Consider a long-day plant that flowers in summer. It may require 15 hours of illumination at 70°F to initiate flowering. If a group of seedlings of this species or strain are given only 14.5 hours of light, some may flower while others will not. But if we test the non-flowering specimens in varying environmental conditions — at 85°F, for example — some may be induced to flower by the extra warmth.

We may then isolate the specimens that respond to warmth, and cross among them. In the next generation we may find a few that are more capable of responding to warmth, with a consequently reduced dependence on photoperiod. That is, the plants will bloom sooner than the original stock so long as the ambient temperature is high enough. And where the high temperature period precedes the season of long photoperiod, the modified plants no longer delay their flowering until the long days arrive.

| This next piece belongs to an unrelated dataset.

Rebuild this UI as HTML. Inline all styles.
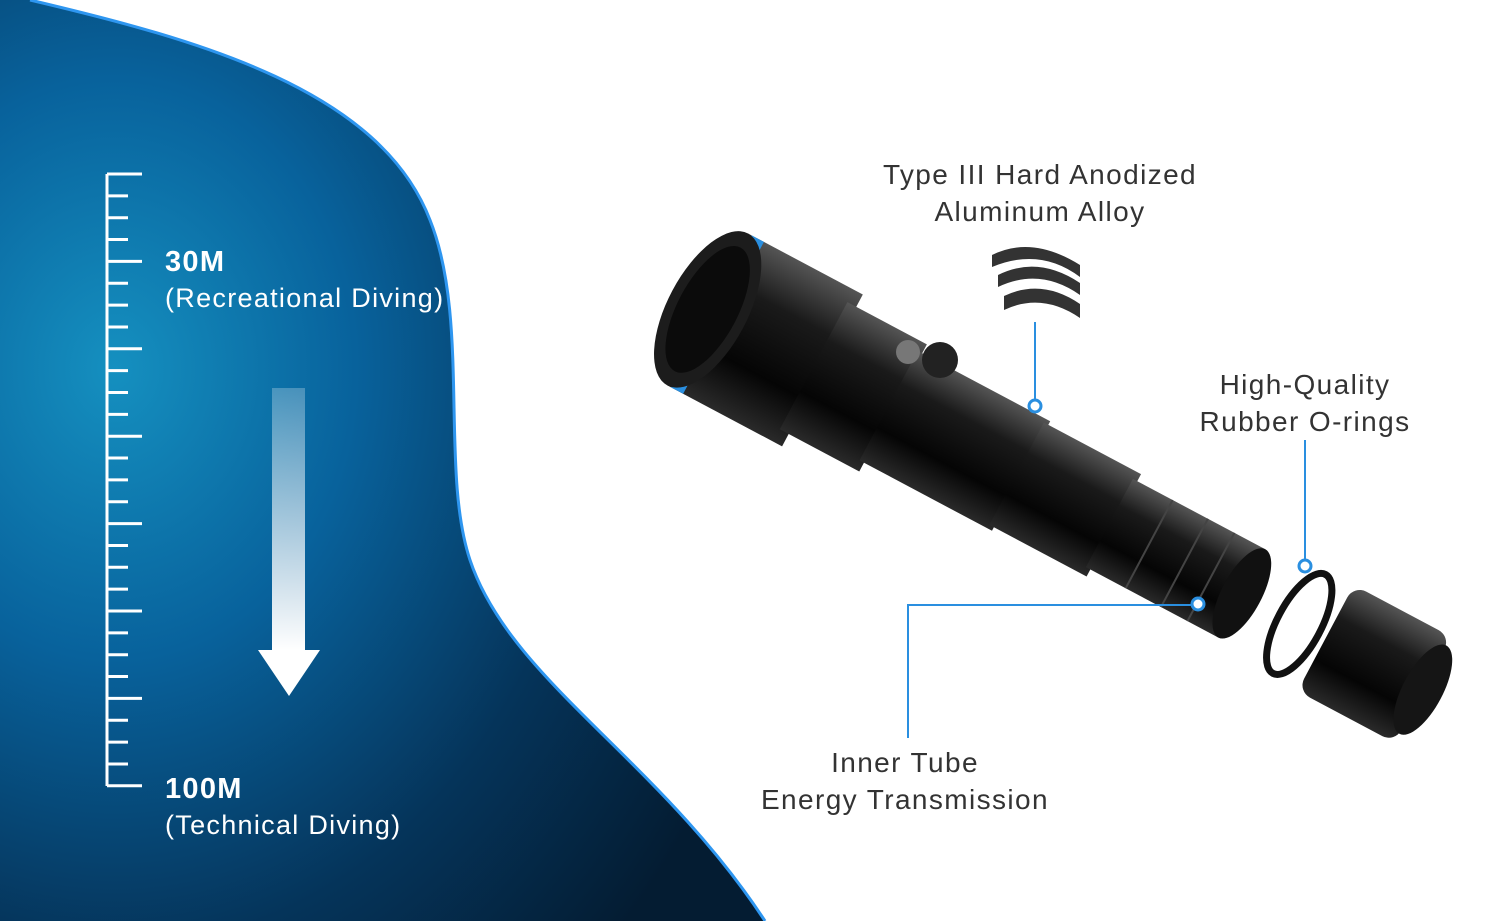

To a Michurinist, the heredity (phenotype) of the plants has been altered. A geneticist may insist that the hereditary units (genes) have not been altered, but cannot deny that the method allows numerous "genes" with trivial individual effects to be brought together in a new genotype with a distinctly altered phenotype. It is not necessary to isolate the genes, nor even to count them.

"Destablizing" the heredity (expression) is accomplished by almost satisfying the conventional requirement for passing from one developmental phase to another. In this state various minor responses are brought into high relief. A slight sensitivity to high temperature would not be noticed if the plants were already initiating flower buds because of the long photoperiod. By almost satisfying the photoperiod requirement, we allow the slight tendencies — inherent in the original stock — to "tip the scales" towards flowering, or other developmental phase.

And because there has been no previous selection for or against these small, inherent variations we may expect considerable randomness in the kinds of sensitivities. That is to say, the Michurinist method does not cause gene mutations. But it does allow slight inherent variations to be identified and collected into a new strain differing from the original primarily in the altered response to environmental triggers.